### PROVIDED MATERIAL

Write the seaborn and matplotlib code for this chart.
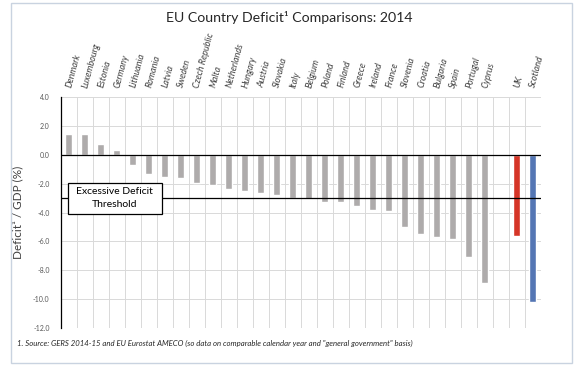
import pandas as pd
import matplotlib
matplotlib.use('Agg')
import matplotlib.pyplot as plt
import matplotlib.patches as patches
import seaborn as sns

# Data (deficit as % of GDP, 2014)
countries = ['Denmark', 'Luxembourg', 'Estonia', 'Germany', 'Lithuania', 'Romania', 'Latvia',
             'Sweden', 'Czech Republic', 'Malta', 'Netherlands', 'Hungary', 'Austria', 'Slovakia',
             'Italy', 'Belgium', 'Poland', 'Finland', 'Greece', 'Ireland', 'France', 'Slovenia',
             'Croatia', 'Bulgaria', 'Spain', 'Portugal', 'Cyprus', 'UK', 'Scotland']
deficits = [1.45, 1.43, 0.73, 0.32, -0.68, -1.36, -1.55, -1.64, -1.93, -2.07, -2.34, -2.5,
            -2.68, -2.77, -3.0, -3.07, -3.25, -3.3, -3.52, -3.82, -3.89, -4.98, -5.52, -5.7,
            -5.82, -7.08, -8.86, -5.61, -10.23]
bar_colors = ['#AEAAAA'] * 27 + ['#F21C0A', '#4472C4']
order = countries[:27] + [' '] + countries[27:]
y_ticks = [4.0, 2.0, 0.0, -2.0, -4.0, -6.0, -8.0, -10.0, -12.0]
threshold = -3.0

df = pd.DataFrame({'Country': countries, 'Deficit': deficits})
palette = dict(zip(countries, bar_colors))

sns.set_style('white')
plt.rcParams['font.family'] = ['Lato', 'DejaVu Sans']

fig = plt.figure(figsize=(5.79, 3.68), dpi=100)
ax = fig.add_axes([0.105, 0.109, 0.829, 0.627])

sns.barplot(data=df, x='Country', y='Deficit', order=order, hue='Country',
            palette=palette, width=0.45, legend=False, ax=ax, zorder=2)

ax.set_ylim(-12, 4)
ax.set_xlim(-0.5, len(order) - 0.5)
ax.set_yticks(y_ticks)
ax.set_yticklabels([f'{v:.1f}' for v in y_ticks], fontsize=5, color='#595959')

# grid: vertical lines between slots, horizontal every 2.0
for i in range(len(order) + 1):
    ax.axvline(i - 0.5, color='#D9D9D9', lw=0.7, zorder=0)
for v in y_ticks:
    ax.axhline(v, color='#D9D9D9', lw=0.7, zorder=0)
ax.axhline(0, color='black', lw=0.9, zorder=3)
ax.axhline(threshold, color='black', lw=0.9, zorder=3)

for s in ['top', 'right', 'bottom']:
    ax.spines[s].set_visible(False)
ax.spines['left'].set_color('black')
ax.spines['left'].set_linewidth(0.9)
ax.tick_params(axis='y', length=2, width=0.6, pad=6, color='#595959')

# country names on top, slanted
ax.xaxis.tick_top()
ax.set_xticks(range(len(order)))
ax.set_xticklabels(order, rotation=75, ha='left', va='center', rotation_mode='anchor',
                   fontsize=6.5, style='italic', color='#404040')
ax.tick_params(axis='x', length=0, pad=7)
ax.set_xlabel('')
ax.set_ylabel('Deficit¹ / GDP (%)', fontsize=8.5, color='#404040', labelpad=7)

# threshold label box
ax.add_patch(patches.Rectangle((-0.06, -4.1), 5.87, 2.18, facecolor='white',
                               edgecolor='black', lw=0.9, zorder=4))
ax.text(2.87, -3.0, 'Excessive Deficit\nThreshold', ha='center', va='center',
        fontsize=7.5, color='black', zorder=5, linespacing=1.5)

fig.text(0.5, 0.953, 'EU Country Deficit¹ Comparisons: 2014', ha='center', va='center',
         fontsize=10.2, color='#262626')
fig.text(0.029, 0.068, '1. Source: GERS 2014-15 and EU Eurostat AMECO (so data on comparable '
         'calendar year and "general government" basis)', ha='left', va='center',
         fontsize=5.6, style='italic', color='#262626')

fig.add_artist(patches.Rectangle((0.019, 0.014), 0.969, 0.978, transform=fig.transFigure,
                                 fill=False, edgecolor='#C9D3E0', lw=1.0))

fig.savefig('out.png', dpi=100)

######

▶ **OBJECTIVE**:
Quote, exactly and only, the lines from the first line of the data above through the line containing "palette=palette, width=0.45, legend=False, ax=ax, zorder=2)". The pictures do not belong in it.

▶ **ANSWER IN FULL**:
Write the seaborn and matplotlib code for this chart.
import pandas as pd
import matplotlib
matplotlib.use('Agg')
import matplotlib.pyplot as plt
import matplotlib.patches as patches
import seaborn as sns

# Data (deficit as % of GDP, 2014)
countries = ['Denmark', 'Luxembourg', 'Estonia', 'Germany', 'Lithuania', 'Romania', 'Latvia',
             'Sweden', 'Czech Republic', 'Malta', 'Netherlands', 'Hungary', 'Austria', 'Slovakia',
             'Italy', 'Belgium', 'Poland', 'Finland', 'Greece', 'Ireland', 'France', 'Slovenia',
             'Croatia', 'Bulgaria', 'Spain', 'Portugal', 'Cyprus', 'UK', 'Scotland']
deficits = [1.45, 1.43, 0.73, 0.32, -0.68, -1.36, -1.55, -1.64, -1.93, -2.07, -2.34, -2.5,
            -2.68, -2.77, -3.0, -3.07, -3.25, -3.3, -3.52, -3.82, -3.89, -4.98, -5.52, -5.7,
            -5.82, -7.08, -8.86, -5.61, -10.23]
bar_colors = ['#AEAAAA'] * 27 + ['#F21C0A', '#4472C4']
order = countries[:27] + [' '] + countries[27:]
y_ticks = [4.0, 2.0, 0.0, -2.0, -4.0, -6.0, -8.0, -10.0, -12.0]
threshold = -3.0

df = pd.DataFrame({'Country': countries, 'Deficit': deficits})
palette = dict(zip(countries, bar_colors))

sns.set_style('white')
plt.rcParams['font.family'] = ['Lato', 'DejaVu Sans']

fig = plt.figure(figsize=(5.79, 3.68), dpi=100)
ax = fig.add_axes([0.105, 0.109, 0.829, 0.627])

sns.barplot(data=df, x='Country', y='Deficit', order=order, hue='Country',
            palette=palette, width=0.45, legend=False, ax=ax, zorder=2)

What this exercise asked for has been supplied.